Measuring daily-life fear perception change: a computational study in the context of COVID-19
This research provides a data-driven tool for real-time emotion monitoring to complement surveys and support policy-making during crises like COVID-19, though it is incremental in applying existing methods to new data.
The study tackled the problem of measuring changes in daily-life fear perception during the COVID-19 pandemic by analyzing 16 million social media posts from China, finding that sleep disorders increased significantly and health and work-related concerns were major fear sources, with females generating more fear-related posts.

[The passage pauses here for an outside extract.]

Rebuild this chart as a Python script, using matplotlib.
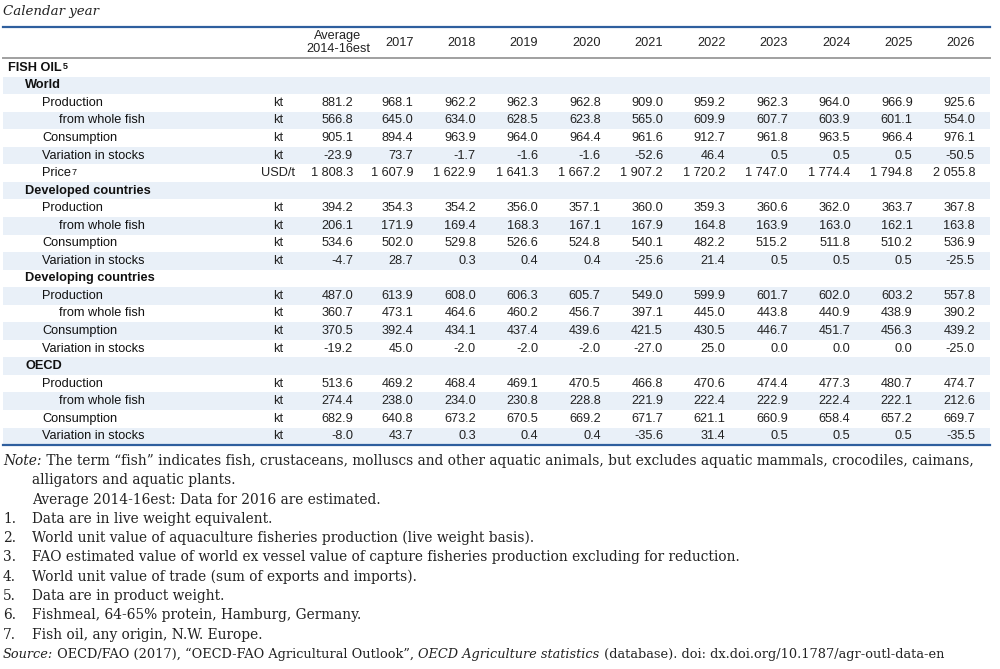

COVID-19, as a global health crisis, has triggered the fear emotion with unprecedented intensity. Besides the fear of getting infected, the outbreak of COVID-19 also created significant disruptions in people's daily life and thus evoked intensive psychological responses indirect to COVID-19 infections. Here, we construct an expressed fear database using 16 million social media posts generated by 536 thousand users between January 1st, 2019 and August 31st, 2020 in China. We employ deep learning techniques to detect the fear emotion within each post and apply topic models to extract the central fear topics. Based on this database, we find that sleep disorders ("nightmare" and "insomnia") take up the largest share of fear-labeled posts in the pre-pandemic period (January 2019-December 2019), and significantly increase during the COVID-19. We identify health and work-related concerns are the two major sources of fear induced by the COVID-19. We also detect gender differences, with females generating more posts containing the daily-life fear sources during the COVID-19 period. This research adopts a data-driven approach to trace back public emotion, which can be used to complement traditional surveys to achieve real-time emotion monitoring to discern societal concerns and support policy decision-making.